Grandi Urges Global Support as Syrians Return Home After Regime Collapse

“It is very significant for me to spend World Refugee Day in a country where refugees can finally stop being refugees,” Grandi said.


Devdiscourse News Desk | Updated: 21-06-2025 14:39 IST | Created: 21-06-2025 14:39 IST
Grandi Urges Global Support as Syrians Return Home After Regime Collapse
Speaking from the Jdeidet Yabous border crossing with Lebanon, Grandi emphasized the need for immediate and sustained international support to help the country rebuild and secure lasting peace. Image Credit: Twitter(@FilippoGrandi)

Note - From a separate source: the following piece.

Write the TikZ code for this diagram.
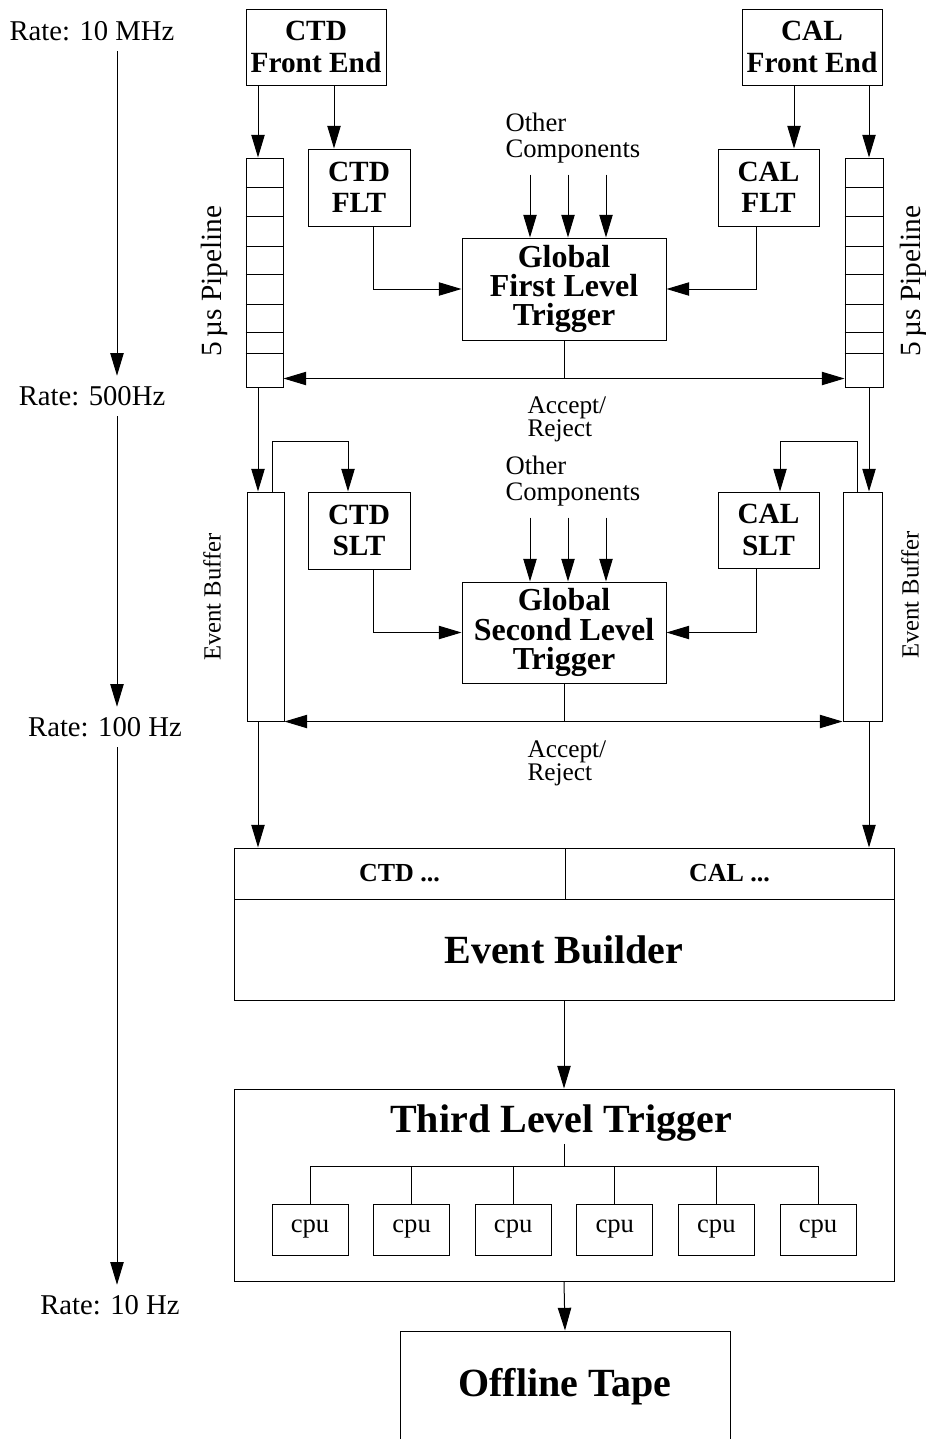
\documentclass[tikz,border=0pt]{standalone}
\usepackage{fontspec}
\setmainfont{Liberation Serif}
\usetikzlibrary{arrows.meta,calc,positioning}
\newcommand{\setfs}[2]{\fontsize{#1}{#2}\selectfont\lineskiplimit=-100pt\lineskip=0pt}
\tikzset{
  sz/.style 2 args={minimum width=#1*0.75pt,minimum height=#2*0.75pt},
  blk/.style={draw,inner sep=0pt,align=center,font=\setfs{22}{23.5}\bfseries},
  big/.style={font=\setfs{24}{22}\bfseries},
  ttl/.style={font=\setfs{30}{32}\bfseries},
  hdr/.style={font=\setfs{19.5}{21}\bfseries},
  rate/.style={inner sep=7.5pt,font=\setfs{21.5}{24}},
  small/.style={inner sep=0pt,align=left,font=\setfs{20}{19.5}},
  acc/.style={inner sep=0pt,align=left,font=\setfs{19}{17.5}},
  cpubox/.style={draw,inner sep=0pt,sz={76}{51},font=\setfs{20}{22}},
  arr/.style={-{Triangle[length=17pt,width=10pt]}}
}
\begin{document}
\begin{tikzpicture}[x=0.75pt,y=-0.75pt,line width=0.75pt]
  \useasboundingbox (0,0) rectangle (925,1439);
  % columns of the data paths
  \coordinate (ratecol) at (117,0);
  \coordinate (lcol) at (258,0);
  \coordinate (rcol) at (869,0);
  \coordinate (lfeed) at (334,0);
  \coordinate (rfeed) at (794,0);

  % rates down the left side
  \node[rate] (r1) at (92,31) {Rate: 10 MHz};
  \node[rate] (r2) at (92,396) {Rate: 500Hz};
  \node[rate] (r3) at (105,727) {Rate: 100 Hz};
  \node[rate] (r4) at (110,1305) {Rate: 10 Hz};
  \draw[arr] (r1.south -| ratecol) -- (r2.north -| ratecol);
  \draw[arr] (r2.south -| ratecol) -- (r3.north -| ratecol);
  \draw[arr] (r3.south -| ratecol) -- (r4.north -| ratecol);

  % front ends and first level
  \node[blk,sz={140}{76}] (ctdfe) at (316,47) {CTD\\Front End};
  \node[blk,sz={140}{76}] (calfe) at (812,47) {CAL\\Front End};
  \node[blk,sz={102}{77}] (ctdflt) at (359,187.5) {CTD\\FLT};
  \node[blk,sz={101}{77}] (calflt) at (768.5,187.5) {CAL\\FLT};
  \node[blk,big,sz={204}{102}] (gflt) at (564,289) {Global\\First Level\\Trigger};
  \node[small,anchor=west] (oth1) at (505,138) {Other\\Components};

  % 5 us pipelines
  \node[draw,inner sep=0pt,sz={37}{229}] (lpipe) at (264.5,272.5) {};
  \node[draw,inner sep=0pt,sz={38}{229}] (rpipe) at (864,272.5) {};
  \foreach \dy in {30,59,89,117,147,175,196} {
    \draw ($(lpipe.north west)+(0,\dy)$) -- ($(lpipe.north east)+(0,\dy)$);
    \draw ($(rpipe.north west)+(0,\dy)$) -- ($(rpipe.north east)+(0,\dy)$);
  }
  \node[inner sep=0pt,rotate=90,font=\setfs{22}{24}] (lplab) at (214,281) {5\,µs Pipeline};
  \node[inner sep=0pt,rotate=90,font=\setfs{22}{24}] (rplab) at (913,281) {5\,µs Pipeline};

  \draw[arr] (ctdfe.south -| lcol) -- (lpipe.north -| lcol);
  \draw[arr] (calfe.south -| rcol) -- (rpipe.north -| rcol);
  \draw[arr] (ctdfe.south -| lfeed) -- (ctdflt.north -| lfeed);
  \draw[arr] (calfe.south -| rfeed) -- (calflt.north -| rfeed);
  \draw[arr] ($(ctdflt.south)+(14,0)$) |- (gflt.west);
  \draw[arr] ($(calflt.south)+(-12.5,0)$) |- (gflt.east);
  \foreach \dx in {-34,4,42}
    \draw[arr] ($(gflt.north)+(\dx,-63)$) -- ($(gflt.north)+(\dx,0)$);

  % first level accept/reject
  \coordinate (acc1) at ($(gflt.south)+(0,38)$);
  \draw (gflt.south) -- (acc1);
  \draw[arr] (acc1) -- (acc1 -| lpipe.east);
  \draw[arr] (acc1) -- (acc1 -| rpipe.west);
  \node[acc,anchor=west] (acctxt1) at (527,419) {Accept/\\Reject};

  % second level
  \node[draw,inner sep=0pt,sz={37}{229}] (lbuf) at (265.5,606.5) {};
  \node[draw,inner sep=0pt,sz={39}{229}] (rbuf) at (862.5,606.5) {};
  \node[inner sep=0pt,rotate=90,font=\setfs{18.5}{20}] (lblab) at (212,597) {Event Buffer};
  \node[inner sep=0pt,rotate=90,font=\setfs{18.5}{20}] (rblab) at (910,595) {Event Buffer};
  \node[blk,sz={102}{77}] (ctdslt) at (359,530.5) {CTD\\SLT};
  \node[blk,sz={101}{76}] (calslt) at (768.5,530) {CAL\\SLT};
  \node[blk,big,sz={204}{101}] (gslt) at (564,632.5) {Global\\Second Level\\Trigger};
  \node[small,anchor=west] (oth2) at (505,481) {Other\\Components};

  \draw[arr] (lpipe.south -| lcol) -- (lbuf.north -| lcol);
  \draw[arr] (rpipe.south -| rcol) -- (rbuf.north -| rcol);
  \draw[arr] ($(lbuf.north)+(6.5,0)$) -- ++(0,-50) -| ($(ctdslt.north)+(-11,0)$);
  \draw[arr] ($(rbuf.north)+(-5.5,0)$) -- ++(0,-50) -| ($(calslt.north)+(11.5,0)$);
  \draw[arr] ($(ctdslt.south)+(14,0)$) |- (gslt.west);
  \draw[arr] ($(calslt.south)+(-12.5,0)$) |- (gslt.east);
  \foreach \dx in {-34,4,42}
    \draw[arr] ($(gslt.north)+(\dx,-64)$) -- ($(gslt.north)+(\dx,0)$);

  % second level accept/reject
  \coordinate (acc2) at (gslt.south |- lbuf.south);
  \draw (gslt.south) -- (acc2);
  \draw[arr] (acc2) -- (lbuf.south east);
  \draw[arr] (acc2) -- (rbuf.south west);
  \node[acc,anchor=west] (acctxt2) at (527,763) {Accept/\\Reject};

  % event builder
  \node[blk,hdr,sz={331}{51}] (ctdhdr) at (399.5,873.5) {CTD ...};
  \node[blk,hdr,sz={329}{51}] (calhdr) at (729.5,873.5) {CAL ...};
  \node[blk,ttl,sz={660}{101}] (evb) at (564,949.5) {Event Builder};
  \draw[arr] (lbuf.south -| lcol) -- (ctdhdr.north -| lcol);
  \draw[arr] (rbuf.south -| rcol) -- (calhdr.north -| rcol);

  % third level farm
  \node[draw,inner sep=0pt,sz={660}{192}] (tlt) at (564,1185) {};
  \node[ttl,inner sep=1.5pt] (tlttitle) at (561,1123) {Third Level Trigger};
  \draw[arr] (evb.south) -- (tlt.north);
  \coordinate (bus) at (564,1166);
  \foreach \i in {1,...,6}
    \node[cpubox] (cpu\i) at ({310+101.6*(\i-1)},1229.5) {cpu};
  \draw (tlttitle.south -| bus) -- (bus);
  \draw (cpu1.north |- bus) -- (cpu6.north |- bus);
  \foreach \i in {1,...,6}
    \draw (cpu\i.north |- bus) -- (cpu\i.north);

  % tape
  \node[blk,ttl,sz={330}{112}] (offline) at (565,1387) {Offline Tape};
  \draw[arr] (tlt.south) -- (offline.north);
\end{tikzpicture}
\end{document}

On World Refugee Day, 20 June 2025, United Nations High Commissioner for Refugees Filippo Grandi visited Syria to mark what he called a “historic turning point”—the return of millions of displaced Syrians following the collapse of the Assad regime in December 2024. Speaking from the Jdeidet Yabous border crossing with Lebanon, Grandi emphasized the need for immediate and sustained international support to help the country rebuild and secure lasting peace.

“It is very significant for me to spend World Refugee Day in a country where refugees can finally stop being refugees,” Grandi said. “But it will be tough. Everything needs to be reconstructed.”

A Wave of Returnees and a Glimmer of Hope

According to the UNHCR, more than 2 million Syrians have returned since December, including nearly 600,000 refugees from neighbouring countries such as Lebanon, Jordan, and Turkey, as well as 1.5 million internally displaced people (IDPs). This marks the largest voluntary repatriation movement in over a decade.

Grandi visited families crossing the border, many of whom had spent years—some over a decade—living in exile. At the Jdeidet Yabous border post, scenes of jubilation unfolded: trucks filled with furniture and personal belongings honked as they rolled past, and children waved Syria’s new three-starred flag from open windows.


Challenges Ahead: Fragile Infrastructure and Shrinking Aid

While optimism is growing, the scale of the challenges is daunting. Most of Syria’s basic infrastructure—electricity, water, healthcare, schools—has been decimated by 14 years of war. Many areas remain unsafe due to lingering armed factions, unexploded ordnance, and unresolved land disputes.

UNHCR is attempting to meet these needs through comprehensive returnee assistance: transportation, housing repairs, legal aid for lost documents, and reintegration support through community centres. But the agency has been hit hard by global funding cuts.

“Seventeen of our 122 community centres have already closed, and 50 more are at risk,” Grandi warned. “Without more resources, these returns could prove short-lived.”

Return Stories: From Displacement to Determination

One such returnee is Iman, a mother of three who lived as a refugee in Lebanon for 14 years. She now plans to rebuild her life in Aleppo, hoping to revive her tailoring business and enrol her children in local schools.

“I am here to go to Aleppo and see how the situation is,” she said. “If the situation is good, I can settle down again and live the life I used to live.”

Her voice trembled with joy: “It’s an indescribable feeling of happiness… Now we will go home and everything will go back to the way it was before—and even better, God willing.”

UNHCR’s Call to Action: Don’t Let Hope Fade

Grandi urged governments, corporations, foundations, and individuals to rally around Syria at this critical juncture. Without aid to restore schools, homes, and hospitals, the return movement could stall, or worse—reverse.

“Even those who stayed in Syria may choose to flee again if conditions do not improve,” Grandi cautioned. “We must avoid that at all costs.”

He added that this unique moment offers a rare opportunity to bring closure to one of the world’s most protracted refugee crises and to ensure that Syrians can “reclaim their dignity and rebuild their nation.”

A New Beginning—But Only If the World Shows Up

The fall of Syria’s previous regime has opened the door to repatriation and rebuilding. The momentum is real, but so are the dangers. Without a concerted global effort to provide financial, logistical, and political support, the fragile recovery could falter—leaving millions in limbo once again.

As Grandi put it: “This is not the end of the refugee story. But it can be the beginning of the end, if the world acts decisively and with compassion.”